Begin MATERIAL SHOWN

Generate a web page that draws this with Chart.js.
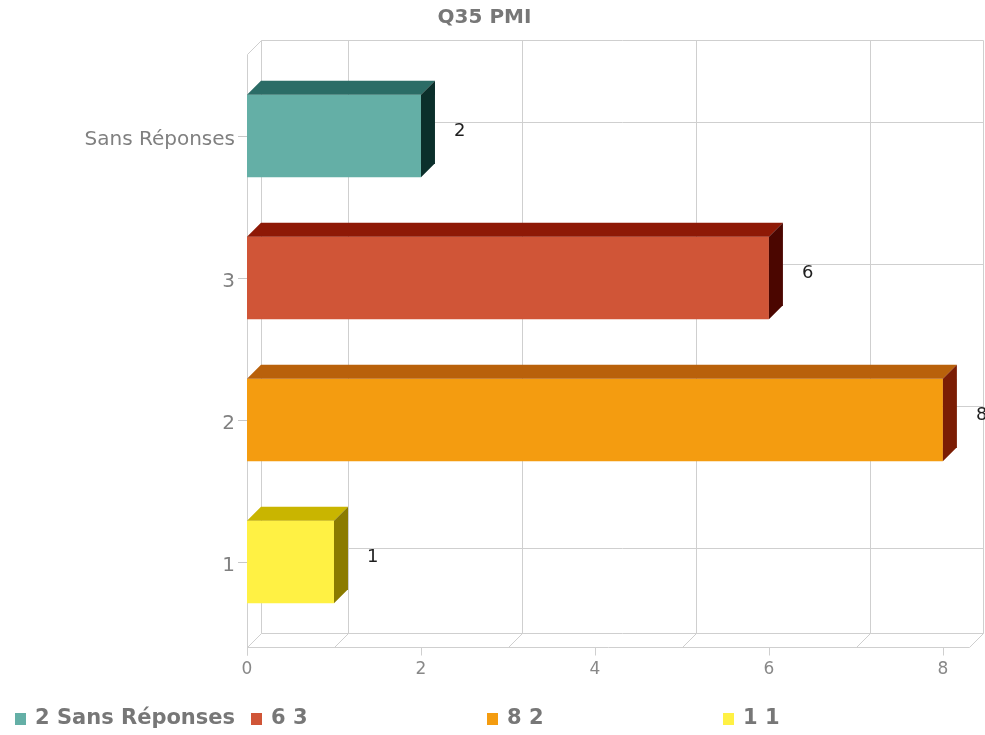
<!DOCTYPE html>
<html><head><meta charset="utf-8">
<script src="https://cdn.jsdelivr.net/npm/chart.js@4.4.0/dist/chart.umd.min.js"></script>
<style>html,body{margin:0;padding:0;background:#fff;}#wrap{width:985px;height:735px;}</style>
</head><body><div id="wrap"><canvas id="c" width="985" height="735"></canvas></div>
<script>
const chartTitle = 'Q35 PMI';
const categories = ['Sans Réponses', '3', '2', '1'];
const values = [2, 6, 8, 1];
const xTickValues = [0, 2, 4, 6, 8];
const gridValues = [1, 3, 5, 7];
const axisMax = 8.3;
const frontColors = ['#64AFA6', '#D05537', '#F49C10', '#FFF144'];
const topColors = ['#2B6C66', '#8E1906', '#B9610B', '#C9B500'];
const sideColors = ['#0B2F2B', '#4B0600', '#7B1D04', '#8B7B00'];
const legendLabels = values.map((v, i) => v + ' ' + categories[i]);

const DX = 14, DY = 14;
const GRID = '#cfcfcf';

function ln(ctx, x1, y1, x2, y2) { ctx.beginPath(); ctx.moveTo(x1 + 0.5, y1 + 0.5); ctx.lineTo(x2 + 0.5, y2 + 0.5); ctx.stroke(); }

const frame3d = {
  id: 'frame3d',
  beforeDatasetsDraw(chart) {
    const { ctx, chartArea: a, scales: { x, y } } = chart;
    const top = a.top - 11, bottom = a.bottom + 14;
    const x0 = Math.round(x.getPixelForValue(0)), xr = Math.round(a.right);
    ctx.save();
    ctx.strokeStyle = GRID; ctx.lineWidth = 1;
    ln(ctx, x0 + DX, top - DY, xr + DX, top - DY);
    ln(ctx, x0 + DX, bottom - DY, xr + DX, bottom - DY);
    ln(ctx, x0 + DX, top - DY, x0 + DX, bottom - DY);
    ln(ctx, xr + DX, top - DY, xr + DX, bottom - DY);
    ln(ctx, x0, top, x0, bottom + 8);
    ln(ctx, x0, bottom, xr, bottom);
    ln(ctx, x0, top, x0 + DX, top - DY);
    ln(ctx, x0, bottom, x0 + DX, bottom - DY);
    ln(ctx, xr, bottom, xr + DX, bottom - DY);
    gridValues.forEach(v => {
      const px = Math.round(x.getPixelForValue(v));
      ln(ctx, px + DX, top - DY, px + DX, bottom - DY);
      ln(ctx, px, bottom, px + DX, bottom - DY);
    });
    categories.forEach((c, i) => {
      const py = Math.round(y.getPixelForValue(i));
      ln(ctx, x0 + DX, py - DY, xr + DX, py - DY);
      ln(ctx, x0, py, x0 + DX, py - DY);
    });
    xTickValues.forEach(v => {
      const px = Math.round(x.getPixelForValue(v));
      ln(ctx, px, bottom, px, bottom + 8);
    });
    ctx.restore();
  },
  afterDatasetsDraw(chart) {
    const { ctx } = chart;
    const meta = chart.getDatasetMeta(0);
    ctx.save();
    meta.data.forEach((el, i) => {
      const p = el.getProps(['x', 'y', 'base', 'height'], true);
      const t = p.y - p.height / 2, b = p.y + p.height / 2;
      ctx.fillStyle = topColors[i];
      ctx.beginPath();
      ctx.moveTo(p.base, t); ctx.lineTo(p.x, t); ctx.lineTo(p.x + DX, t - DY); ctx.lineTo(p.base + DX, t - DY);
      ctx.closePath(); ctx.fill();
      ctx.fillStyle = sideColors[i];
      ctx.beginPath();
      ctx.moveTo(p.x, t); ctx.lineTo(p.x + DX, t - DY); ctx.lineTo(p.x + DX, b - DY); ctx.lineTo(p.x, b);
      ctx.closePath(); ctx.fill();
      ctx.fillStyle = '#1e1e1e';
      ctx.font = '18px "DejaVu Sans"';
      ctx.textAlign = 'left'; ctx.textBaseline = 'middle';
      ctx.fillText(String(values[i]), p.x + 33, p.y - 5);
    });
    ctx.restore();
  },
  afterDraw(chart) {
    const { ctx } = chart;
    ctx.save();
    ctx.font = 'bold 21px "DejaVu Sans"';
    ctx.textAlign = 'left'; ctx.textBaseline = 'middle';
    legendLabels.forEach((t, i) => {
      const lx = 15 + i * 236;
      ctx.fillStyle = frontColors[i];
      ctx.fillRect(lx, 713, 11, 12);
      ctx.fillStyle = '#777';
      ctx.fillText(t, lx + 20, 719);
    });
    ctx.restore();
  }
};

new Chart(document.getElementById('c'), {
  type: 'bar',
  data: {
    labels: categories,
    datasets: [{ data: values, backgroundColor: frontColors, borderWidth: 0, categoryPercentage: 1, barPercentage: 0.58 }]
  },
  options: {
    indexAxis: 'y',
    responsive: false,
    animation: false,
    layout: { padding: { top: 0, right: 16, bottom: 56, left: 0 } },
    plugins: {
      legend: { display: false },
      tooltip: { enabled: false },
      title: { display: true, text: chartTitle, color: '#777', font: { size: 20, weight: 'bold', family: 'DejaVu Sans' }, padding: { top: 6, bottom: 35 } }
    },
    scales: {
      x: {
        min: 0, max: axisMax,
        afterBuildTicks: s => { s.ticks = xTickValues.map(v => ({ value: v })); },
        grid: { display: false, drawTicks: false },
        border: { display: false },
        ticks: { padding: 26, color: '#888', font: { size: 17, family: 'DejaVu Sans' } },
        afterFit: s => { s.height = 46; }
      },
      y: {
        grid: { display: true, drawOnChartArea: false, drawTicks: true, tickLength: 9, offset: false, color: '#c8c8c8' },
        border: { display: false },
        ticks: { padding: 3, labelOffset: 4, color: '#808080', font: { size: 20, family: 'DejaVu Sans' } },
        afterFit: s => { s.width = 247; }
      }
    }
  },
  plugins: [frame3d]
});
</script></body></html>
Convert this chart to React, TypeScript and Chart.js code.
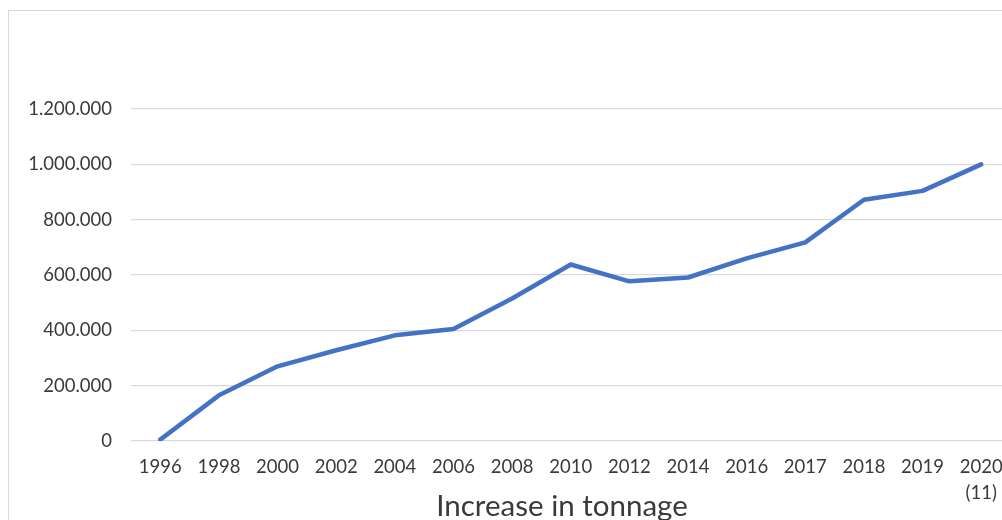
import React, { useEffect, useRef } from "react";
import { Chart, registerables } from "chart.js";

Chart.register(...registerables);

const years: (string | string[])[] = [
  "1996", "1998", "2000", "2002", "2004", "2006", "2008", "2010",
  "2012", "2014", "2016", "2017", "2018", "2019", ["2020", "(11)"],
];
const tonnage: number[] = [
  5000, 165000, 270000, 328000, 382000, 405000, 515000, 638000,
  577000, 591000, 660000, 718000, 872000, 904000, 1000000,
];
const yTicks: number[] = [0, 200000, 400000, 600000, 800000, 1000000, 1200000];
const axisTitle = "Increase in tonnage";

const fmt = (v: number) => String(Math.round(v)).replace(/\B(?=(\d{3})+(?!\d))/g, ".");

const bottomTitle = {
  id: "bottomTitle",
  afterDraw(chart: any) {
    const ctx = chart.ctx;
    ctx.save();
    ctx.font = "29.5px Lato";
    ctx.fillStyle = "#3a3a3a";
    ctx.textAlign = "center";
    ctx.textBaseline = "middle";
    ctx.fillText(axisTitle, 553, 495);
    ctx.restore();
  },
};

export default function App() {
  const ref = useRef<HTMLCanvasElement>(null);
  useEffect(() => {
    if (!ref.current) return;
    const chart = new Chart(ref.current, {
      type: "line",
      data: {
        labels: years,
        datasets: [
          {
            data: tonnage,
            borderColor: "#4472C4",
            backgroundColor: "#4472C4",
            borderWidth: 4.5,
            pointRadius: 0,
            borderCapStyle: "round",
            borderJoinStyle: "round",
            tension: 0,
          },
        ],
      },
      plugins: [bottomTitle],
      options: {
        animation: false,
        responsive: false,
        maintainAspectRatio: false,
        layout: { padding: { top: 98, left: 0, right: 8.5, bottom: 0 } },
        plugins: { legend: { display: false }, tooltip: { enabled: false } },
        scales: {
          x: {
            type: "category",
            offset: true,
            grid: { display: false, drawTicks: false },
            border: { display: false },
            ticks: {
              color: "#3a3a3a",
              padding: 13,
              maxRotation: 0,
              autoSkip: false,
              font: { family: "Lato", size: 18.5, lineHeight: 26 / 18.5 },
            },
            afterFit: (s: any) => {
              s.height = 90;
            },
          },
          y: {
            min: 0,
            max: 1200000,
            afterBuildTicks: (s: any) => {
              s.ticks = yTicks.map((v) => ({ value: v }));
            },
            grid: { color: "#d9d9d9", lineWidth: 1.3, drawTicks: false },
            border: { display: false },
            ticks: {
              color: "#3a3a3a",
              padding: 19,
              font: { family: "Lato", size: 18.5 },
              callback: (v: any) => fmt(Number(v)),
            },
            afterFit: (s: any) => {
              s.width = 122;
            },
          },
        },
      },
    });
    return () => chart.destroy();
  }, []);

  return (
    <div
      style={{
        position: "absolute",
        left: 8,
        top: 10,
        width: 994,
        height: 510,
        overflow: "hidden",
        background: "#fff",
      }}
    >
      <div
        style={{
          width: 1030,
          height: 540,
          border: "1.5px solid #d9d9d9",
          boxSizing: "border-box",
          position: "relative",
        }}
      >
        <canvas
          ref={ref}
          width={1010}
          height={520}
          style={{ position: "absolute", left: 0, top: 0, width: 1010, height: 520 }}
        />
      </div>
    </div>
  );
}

End MATERIAL SHOWN

Restate word for word the part that opens with the line containing "Convert this chart" and closes with the line containing "Chart.register(...registerables);", both ends included, and nothing else. Omit any images.

Convert this chart to React, TypeScript and Chart.js code.
import React, { useEffect, useRef } from "react";
import { Chart, registerables } from "chart.js";

Chart.register(...registerables);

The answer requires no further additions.